A securities fraud class action lawsuit has been filed against Graphic Packaging Holding Company (GPK) after the stock lost over 50% of its value between February 4, 2025, and February 2, 2026.
"Corporate officers have a duty to ensure their companies' public statements are accurate and complete," Joseph E. Levi of law firm SueWallSt.com said, noting that executives assume direct responsibility when they certify SEC filings.
The lawsuit alleges that Graphic Packaging concealed significant inventory management problems, falling demand, and rising costs. The stock fell 15.6% on May 1, 2025, another 8.7% on December 9, 2025, and a final 16% on February 3, 2026, as the company repeatedly lowered guidance and revealed the extent of its issues. The cumulative decline took the share price from over $25 to $12.42.
The complaint names former CEO Michael P. Doss and former CFO Stephen R. Scherger as individual defendants, alleging they sold a combined $8.8 million in GPK stock while aware of material non-public information. Investors now have until July 6, 2026, to file for lead plaintiff status.

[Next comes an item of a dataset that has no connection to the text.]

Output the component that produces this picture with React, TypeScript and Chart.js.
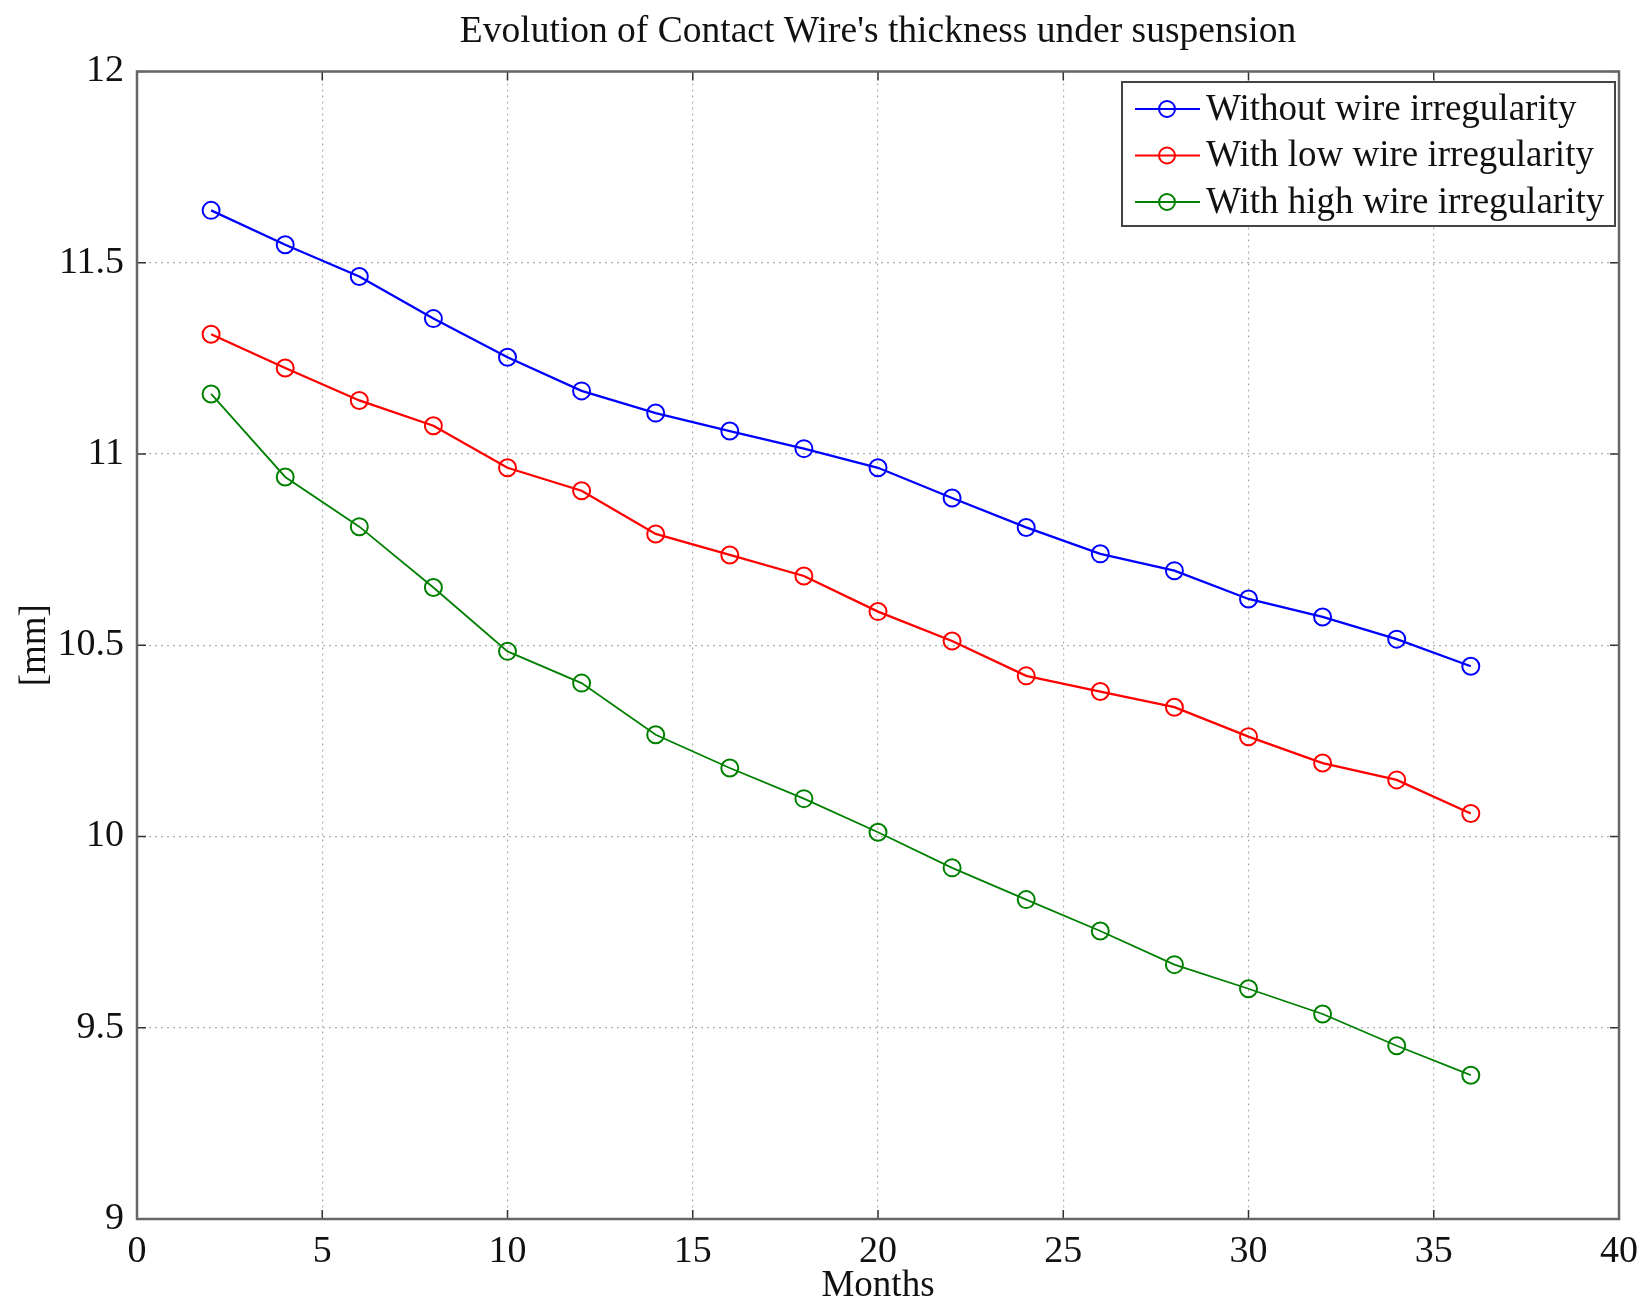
import React, { useEffect, useRef } from "react";
import { Chart, registerables } from "chart.js";

Chart.register(...registerables);

const months = [2, 4, 6, 8, 10, 12, 14, 16, 18, 20, 22, 24, 26, 28, 30, 32, 34, 36];
const withoutIrregularity = [11.637, 11.547, 11.464, 11.354, 11.253, 11.165, 11.107, 11.06, 11.014, 10.964, 10.885, 10.808, 10.739, 10.695, 10.621, 10.574, 10.516, 10.445];
const lowIrregularity = [11.313, 11.225, 11.14, 11.074, 10.964, 10.904, 10.791, 10.736, 10.681, 10.588, 10.511, 10.42, 10.379, 10.338, 10.261, 10.192, 10.148, 10.06];
const highIrregularity = [11.157, 10.94, 10.81, 10.651, 10.484, 10.401, 10.266, 10.179, 10.099, 10.011, 9.918, 9.835, 9.753, 9.665, 9.602, 9.536, 9.453, 9.376];
const seriesLabels = ["Without wire irregularity", "With low wire irregularity", "With high wire irregularity"];
const seriesColors = ["#0000ff", "#ff0000", "#008000"];
const xTicks = [0, 5, 10, 15, 20, 25, 30, 35, 40];
const yTicks = [9, 9.5, 10, 10.5, 11, 11.5, 12];

const FONT = "'Liberation Serif', 'Times New Roman', serif";

const boxPlugin = {
  id: "matlabBox",
  afterDatasetsDraw(chart: any) {
    const { ctx, chartArea: a, scales } = chart;
    ctx.save();
    // inner tick marks
    ctx.strokeStyle = "#333";
    ctx.lineWidth = 1.5;
    ctx.setLineDash([]);
    const tl = 9;
    xTicks.forEach((v) => {
      const px = scales.x.getPixelForValue(v);
      ctx.beginPath();
      ctx.moveTo(px, a.bottom);
      ctx.lineTo(px, a.bottom - tl);
      ctx.moveTo(px, a.top);
      ctx.lineTo(px, a.top + tl);
      ctx.stroke();
    });
    yTicks.forEach((v) => {
      const py = scales.y.getPixelForValue(v);
      ctx.beginPath();
      ctx.moveTo(a.left, py);
      ctx.lineTo(a.left + tl, py);
      ctx.moveTo(a.right, py);
      ctx.lineTo(a.right - tl, py);
      ctx.stroke();
    });
    // box
    ctx.strokeStyle = "#666";
    ctx.lineWidth = 2.5;
    ctx.strokeRect(a.left, a.top, a.right - a.left, a.bottom - a.top);

    // legend
    const lx = 1122, ly = 82, lw = 493, lh = 144;
    ctx.fillStyle = "#fff";
    ctx.fillRect(lx, ly, lw, lh);
    ctx.strokeStyle = "#444";
    ctx.lineWidth = 2;
    ctx.strokeRect(lx, ly, lw, lh);
    ctx.font = `37px ${FONT}`;
    ctx.textBaseline = "middle";
    ctx.textAlign = "left";
    chart.data.datasets.forEach((ds: any, i: number) => {
      const y = 109 + i * 46.5;
      ctx.strokeStyle = ds.borderColor;
      ctx.lineWidth = 2;
      ctx.beginPath();
      ctx.moveTo(1135, y);
      ctx.lineTo(1200, y);
      ctx.stroke();
      ctx.beginPath();
      ctx.arc(1167, y, 8, 0, Math.PI * 2);
      ctx.stroke();
      ctx.fillStyle = "#111";
      ctx.fillText(ds.label, 1206, y + 1);
    });
    ctx.restore();
  },
};

export default function App() {
  const ref = useRef<HTMLCanvasElement>(null);
  useEffect(() => {
    const datasets = [withoutIrregularity, lowIrregularity, highIrregularity].map((vals, i) => ({
      label: seriesLabels[i],
      data: months.map((m, j) => ({ x: m, y: vals[j] })),
      borderColor: seriesColors[i],
      backgroundColor: "transparent",
      borderWidth: i === 2 ? 1.8 : 2.3,
      pointRadius: 8.5,
      pointBorderWidth: 2,
      pointBackgroundColor: "transparent",
      pointBorderColor: seriesColors[i],
      pointStyle: "circle",
      tension: 0,
    }));
    const chart = new Chart(ref.current!, {
      type: "line",
      data: { datasets },
      options: {
        responsive: false,
        animation: false,
        devicePixelRatio: 1,
        layout: { padding: { left: 0, right: 24, top: 0, bottom: 0 } },
        plugins: {
          legend: { display: false },
          tooltip: { enabled: false },
          title: {
            display: true,
            fullSize: false,
            text: "Evolution of Contact Wire's thickness under suspension",
            color: "#111",
            font: { family: FONT, size: 37.5, weight: "normal", lineHeight: 1.2 },
            padding: { top: 10, bottom: 16.5 },
          },
        },
        scales: {
          x: {
            type: "linear",
            min: 0,
            max: 40,
            afterBuildTicks: (s: any) => {
              s.ticks = xTicks.map((v) => ({ value: v }));
            },
            afterFit: (s: any) => {
              s.height = 96;
            },
            ticks: {
              color: "#111",
              font: { family: FONT, size: 38, lineHeight: 1.2 },
              padding: 10,
              maxRotation: 0,
            },
            grid: { color: "#b0b0b0", lineWidth: 1.2, drawTicks: false, tickLength: 0 },
            border: { display: false, dash: [2, 4] },
            title: {
              display: true,
              text: "Months",
              color: "#111",
              font: { family: FONT, size: 37, lineHeight: 1.2 },
              padding: { top: 0, bottom: 7 },
            },
          },
          y: {
            type: "linear",
            min: 9,
            max: 12,
            afterBuildTicks: (s: any) => {
              s.ticks = yTicks.map((v) => ({ value: v }));
            },
            afterFit: (s: any) => {
              s.width = 137;
            },
            ticks: {
              color: "#111",
              font: { family: FONT, size: 38, lineHeight: 1.2 },
              padding: 13,
              callback: (v: any) => String(v),
            },
            grid: { color: "#b0b0b0", lineWidth: 1.2, drawTicks: false, tickLength: 0 },
            border: { display: false, dash: [2, 4] },
            title: {
              display: true,
              text: "[mm]",
              color: "#111",
              font: { family: FONT, size: 37, lineHeight: 1.2 },
              padding: { top: 13, bottom: 0 },
            },
          },
        },
      },
      plugins: [boxPlugin],
    } as any);
    return () => chart.destroy();
  }, []);
  return (
    <div style={{ position: "absolute", left: 0, top: 0, width: 1648, height: 1315, background: "#fff" }}>
      <canvas ref={ref} width={1648} height={1315} style={{ width: 1648, height: 1315, display: "block" }} />
    </div>
  );
}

Lawsuit Alleges Misleading Financial Guidance
Multiple law firms, including Bernstein Liebhard LLP, Glancy Prongay Wolke & Rotter LLP, and The Law Offices of Frank R. Cruz, have filed complaints. The core allegation is that the company's positive statements about its business and its FY 2025 financial guidance were materially false and lacked a reasonable basis.
The complaint contends that executives, through Sarbanes-Oxley certifications, attested to financial statements that did not fairly represent the company's true condition. These certifications allegedly occurred while the company was experiencing significant operational headwinds that were not disclosed to the public.
Executive Stock Sales Under Scrutiny
During the class period, former CEO Michael P. Doss sold nearly 1.6 million shares for over $7 million in proceeds, while former CFO Stephen R. Scherger sold over 65,000 shares for nearly $1.8 million. The lawsuit asserts these sales support the inference that executives knew the company's public statements were misleading.
The stock's collapse occurred across three main disclosures. The first came on May 1, 2025, with a Q1 earnings miss and lowered guidance. The second followed on December 8, 2025, when the company announced an acceleration of inventory reduction plans and the departure of its CEO. The final drop happened on February 3, 2026, after the company released full-year 2025 results that again missed estimates.
The decline puts the stock at its lowest since early 2022, testing long-term support levels. Investors who purchased GPK securities during the class period may be eligible to join the lawsuit to recover losses.
This article is for informational purposes only and does not constitute investment advice.